One of the nice side effects of this connection is that things can no longer hurt us as much. It strengthens our resilience in this way, by giving us a perspective that comes from connection to our own timelessness. 
 

Crataegus spp. // Hawthorn

Protector of the heart, protector of the faerie realm, which in our own psyches is the tender young part of ourselves that still sees the world with innocence and possibility. Hawthorn wraps itself around this like a protective shield allowing it to blossom again. Hawthorn's thorns are hard and sharp, sticking out at (at least what feels like) random angles to catch you unawares. It's interesting to me that these plants that are so so easy to love are the ones that protect themselves so well-- my first instinct with all of them is to fling myself on them and hug them, and yet you can't do that at all.
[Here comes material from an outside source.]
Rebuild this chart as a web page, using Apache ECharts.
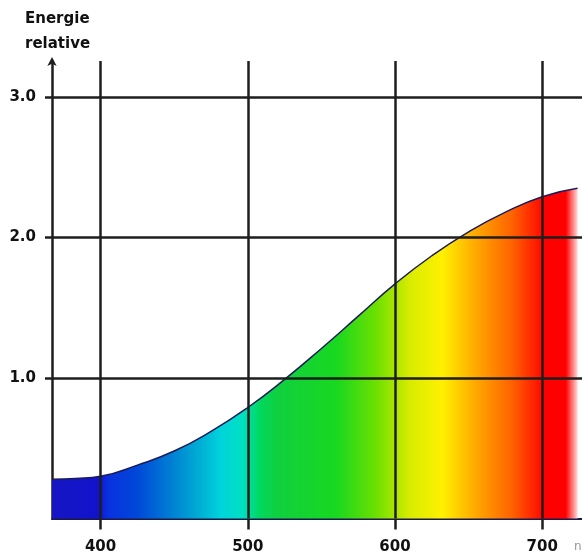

I have tried it with a big pile of hawthorn twigs and leaves and flowers, and, well it hurts. One of the things you learn is that you can experience something just by hanging with it, being near it-- you don't need to fling yourself on it and try to hug the daylights out of it. For those of us who sometimes lack boundaries, this is an important lesson, and it's a lesson that hawthorn especially can teach us well: to experience something deeply you don't need to lose yourself, but actually to inhabit yourself more fully. 

How does hawthorn help us soften? It does so by strengthening the parts that burn brightly through the darkness. That is, hawthorn affects the core of who we are, our hearts, not just physical but that little spark of awareness that was you before you knew what an 'I' was. Hawthorn wraps itself around it like a protective shield, whispering things like 'you've got this' and 'you can fall apart now I'll hold you up' and 'a little restructuring is ok but we'll hold it together here' and for those of us who are afraid to soften, afraid that to let go a little bit means the entire world will cave in or fall down, or rush in like a deluge, hawthorn is the beacon in the storm.